◆ **Stated goal**
Nothing but the lines from the top of the data to the line holding "fig = plt.figure(figsize=(W" should be printed, word for word and both ends included; leave the pictures out.

===

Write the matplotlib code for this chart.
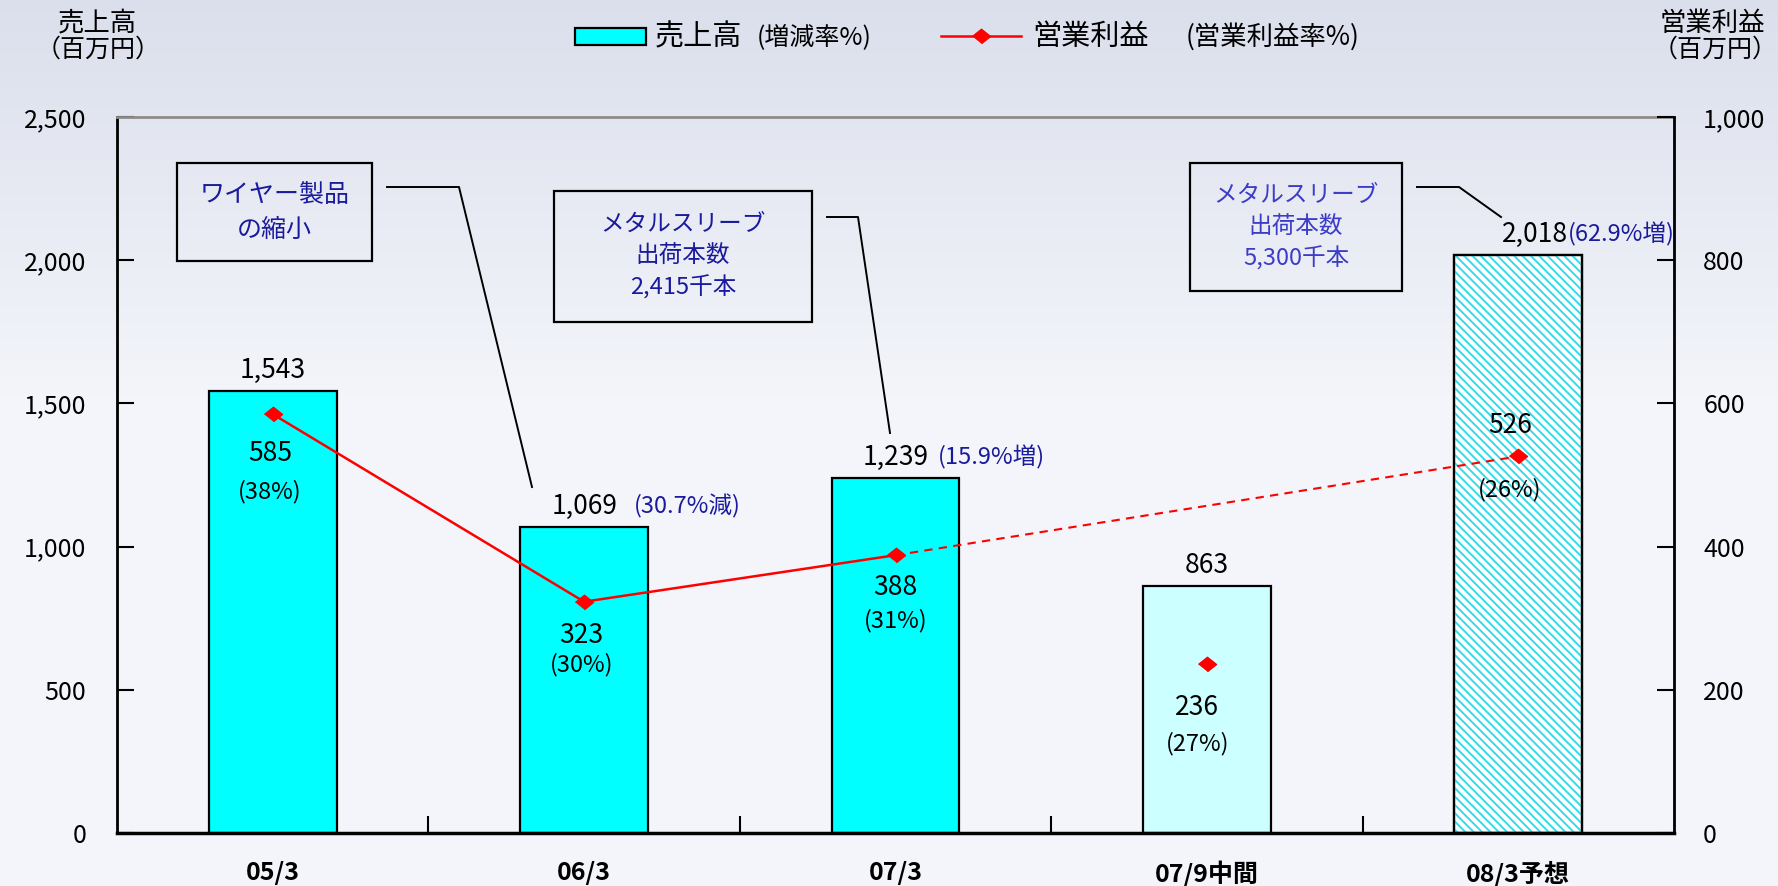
import numpy as np
import matplotlib.pyplot as plt
from matplotlib.patches import Rectangle
from matplotlib.lines import Line2D
from matplotlib.ticker import FuncFormatter

plt.rcParams['font.family'] = ['Noto Sans CJK JP', 'DejaVu Sans']
plt.rcParams['hatch.linewidth'] = 1.4

## ------------  Data  ---------------
periods = ['05/3', '06/3', '07/3', '07/9中間', '08/3予想']
sales = [1543, 1069, 1239, 863, 2018]
sales_change = ['', '(30.7%減)', '(15.9%増)', '', '(62.9%増)']
profit = [585, 323, 388, 236, 526]
profit_margin = ['(38%)', '(30%)', '(31%)', '(27%)', '(26%)']
sales_ticks = [0, 500, 1000, 1500, 2000, 2500]
profit_ticks = [0, 200, 400, 600, 800, 1000]
notes = ['ワイヤー製品\nの縮小',
         'メタルスリーブ\n出荷本数\n2,415千本',
         'メタルスリーブ\n出荷本数\n5,300千本']

## ------------  Style  ---------------
W, H = 1778, 886
CYAN = '#00ffff'
LIGHT_CYAN = '#ccffff'
NAVY = '#1a1a9c'
RED = '#ff0000'
bar_colors = [CYAN, CYAN, CYAN, LIGHT_CYAN, 'white']
fx = lambda v: v / W
fy = lambda v: 1 - v / H

fig = plt.figure(figsize=(W / 100, H / 100), dpi=100)

# sky-ish background (plain gradient)
bg = fig.add_axes([0, 0, 1, 1], zorder=-10)
top = np.array([0.86, 0.875, 0.925])
mid = np.array([0.955, 0.962, 0.982])
t = np.linspace(0, 1, 200)[:, None]
w = np.clip(t / 0.45, 0, 1)
grad = top * (1 - w) + mid * w
bg.imshow(grad[:, None, :], aspect='auto', extent=[0, 1, 0, 1])
bg.axis('off')

ax = fig.add_axes([fx(117), 1 - 833 / H, (1674 - 117) / W, (833 - 117) / H])
ax.patch.set_alpha(0)
x = np.arange(len(periods))
bw = 0.41

## ------------  Bars  ---------------
ax.bar(x, sales, width=bw, color=bar_colors, edgecolor='black', linewidth=1.6, zorder=2)
fc = len(periods) - 1   # forecast bar
ax.bar(x[fc], sales[fc], width=bw, facecolor='none', edgecolor='#33dbe8',
       hatch='\\\\\\\\', linewidth=0, zorder=2.5)
ax.bar(x[fc], sales[fc], width=bw, fill=False, edgecolor='black', linewidth=1.6, zorder=3)

ax.set_xlim(-0.5, len(periods) - 0.5)
ax.set_ylim(sales_ticks[0], sales_ticks[-1])
ax.set_yticks(sales_ticks)
ax.yaxis.set_major_formatter(FuncFormatter(lambda v, p: f'{v:,.0f}'))
ax.set_xticks(x)
ax.set_xticklabels(periods, fontweight='bold')
ax.set_xticks(x[:-1] + 0.5, minor=True)
ax.tick_params(axis='x', which='major', length=0, pad=20, labelsize=18)
ax.tick_params(axis='x', which='minor', direction='in', length=12, width=1.5)
ax.tick_params(axis='y', direction='in', length=12, width=1.5, pad=22, labelsize=18)
ax.spines['top'].set_color('#8c8c8c')
ax.spines['top'].set_linewidth(2)
ax.spines['left'].set_linewidth(2)
ax.spines['bottom'].set_linewidth(2.5)
ax.spines['right'].set_visible(False)

# sales labels
label_dx = [0, 0, 0, 0, 12]
gap = [0, 12, 7, 0, 0]
for i, v in enumerate(sales):
    tv = ax.annotate(f'{v:,}', (x[i], v), xytext=(label_dx[i], 15),
                     textcoords='offset points', ha='center', va='center', fontsize=19)
    if sales_change[i]:
        ax.annotate(sales_change[i], xy=(1, 0.5), xycoords=tv, xytext=(gap[i], 0),
                    textcoords='offset points', ha='left', va='center',
                    color=NAVY, fontsize=17)

## ------------  Operating profit  ---------------
ax2 = ax.twinx()
ax2.patch.set_alpha(0)
ax2.set_ylim(profit_ticks[0], profit_ticks[-1])
ax2.set_yticks(profit_ticks)
ax2.yaxis.set_major_formatter(FuncFormatter(lambda v, p: f'{v:,.0f}'))
ax2.tick_params(axis='y', direction='in', length=12, width=1.5, pad=21, labelsize=18)
for s in ['top', 'left', 'bottom']:
    ax2.spines[s].set_visible(False)
ax2.spines['right'].set_linewidth(2)

diamond = [(-1, 0), (0, 0.8), (1, 0), (0, -0.8)]
p = np.array(profit)
ax2.plot(x[:3], p[:3], color=RED, lw=1.8, marker=diamond, ms=13, zorder=4)
ax2.plot(x[[2, 4]], p[[2, 4]], color=RED, lw=1.5, ls=(0, (4, 3)), zorder=4)
ax2.plot(x[3:], p[3:], color=RED, ls='none', marker=diamond, ms=13, zorder=4)

# (dx, dy value, dy margin) in points
p_off = [(-2, -28, -56), (-2, -24, -45), (0, -23, -47), (-7, -31, -57), (-6, 22, -24)]
for i, v in enumerate(profit):
    dx, dv, dm = p_off[i]
    ax2.annotate(f'{v}', (x[i], v), xytext=(dx, dv), textcoords='offset points',
                 ha='center', va='center', fontsize=19)
    ax2.annotate(profit_margin[i], (x[i], v), xytext=(dx, dm), textcoords='offset points',
                 ha='center', va='center', fontsize=17)

## ------------  Note boxes  ---------------
boxes = [(177, 163, 372, 261), (554, 191, 812, 322), (1190, 163, 1402, 291)]
box_colors = [NAVY, NAVY, '#3c3cc8']
box_fs = [18, 17, 17]
for (x0, y0, x1, y1), txt, c, fs in zip(boxes, notes, box_colors, box_fs):
    fig.add_artist(Rectangle((fx(x0), fy(y1)), (x1 - x0) / W, (y1 - y0) / H,
                             transform=fig.transFigure, fill=False, edgecolor='black', lw=1.6))
    fig.text(fx((x0 + x1) / 2), fy((y0 + y1) / 2), txt, ha='center', va='center',
             multialignment='center', color=c, fontsize=fs, linespacing=1.45)

leaders = [[(387, 187), (459, 187), (532, 487)],
           [(827, 217), (858, 217), (890, 433)],
           [(1417, 187), (1459, 187), (1501, 217)]]
for pts in leaders:
    fig.add_artist(Line2D([fx(a) for a, b in pts], [fy(b) for a, b in pts],
                          color='black', lw=1.4))

## ------------  Legend & axis titles  ---------------
fig.add_artist(Rectangle((fx(575), fy(45)), 71 / W, 17 / H, transform=fig.transFigure,
                         facecolor=CYAN, edgecolor='black', lw=1.6))
fig.text(fx(655), fy(37), '売上高', ha='left', va='center', fontsize=21)
fig.text(fx(757), fy(37), '(増減率%)', ha='left', va='center', fontsize=18)
fig.add_artist(Line2D([fx(941), fx(981), fx(1021)], [fy(36)] * 3, color=RED, lw=1.8,
                      marker=diamond, ms=13, markevery=[1]))
fig.text(fx(1032), fy(37), '営業利益', ha='left', va='center', fontsize=21)
fig.text(fx(1186), fy(37), '(営業利益率%)', ha='left', va='center', fontsize=19)

fig.text(fx(97), fy(23), '売上高', ha='center', va='center', fontsize=19)
fig.text(fx(98), fy(50), '（百万円）', ha='center', va='center', fontsize=18)
fig.text(fx(1712), fy(23), '営業利益', ha='center', va='center', fontsize=19)
fig.text(fx(1715), fy(50), '（百万円）', ha='center', va='center', fontsize=18)

fig.savefig('out.png', dpi=100)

===

◆ **The output**
Write the matplotlib code for this chart.
import numpy as np
import matplotlib.pyplot as plt
from matplotlib.patches import Rectangle
from matplotlib.lines import Line2D
from matplotlib.ticker import FuncFormatter

plt.rcParams['font.family'] = ['Noto Sans CJK JP', 'DejaVu Sans']
plt.rcParams['hatch.linewidth'] = 1.4

## ------------  Data  ---------------
periods = ['05/3', '06/3', '07/3', '07/9中間', '08/3予想']
sales = [1543, 1069, 1239, 863, 2018]
sales_change = ['', '(30.7%減)', '(15.9%増)', '', '(62.9%増)']
profit = [585, 323, 388, 236, 526]
profit_margin = ['(38%)', '(30%)', '(31%)', '(27%)', '(26%)']
sales_ticks = [0, 500, 1000, 1500, 2000, 2500]
profit_ticks = [0, 200, 400, 600, 800, 1000]
notes = ['ワイヤー製品\nの縮小',
         'メタルスリーブ\n出荷本数\n2,415千本',
         'メタルスリーブ\n出荷本数\n5,300千本']

## ------------  Style  ---------------
W, H = 1778, 886
CYAN = '#00ffff'
LIGHT_CYAN = '#ccffff'
NAVY = '#1a1a9c'
RED = '#ff0000'
bar_colors = [CYAN, CYAN, CYAN, LIGHT_CYAN, 'white']
fx = lambda v: v / W
fy = lambda v: 1 - v / H

fig = plt.figure(figsize=(W / 100, H / 100), dpi=100)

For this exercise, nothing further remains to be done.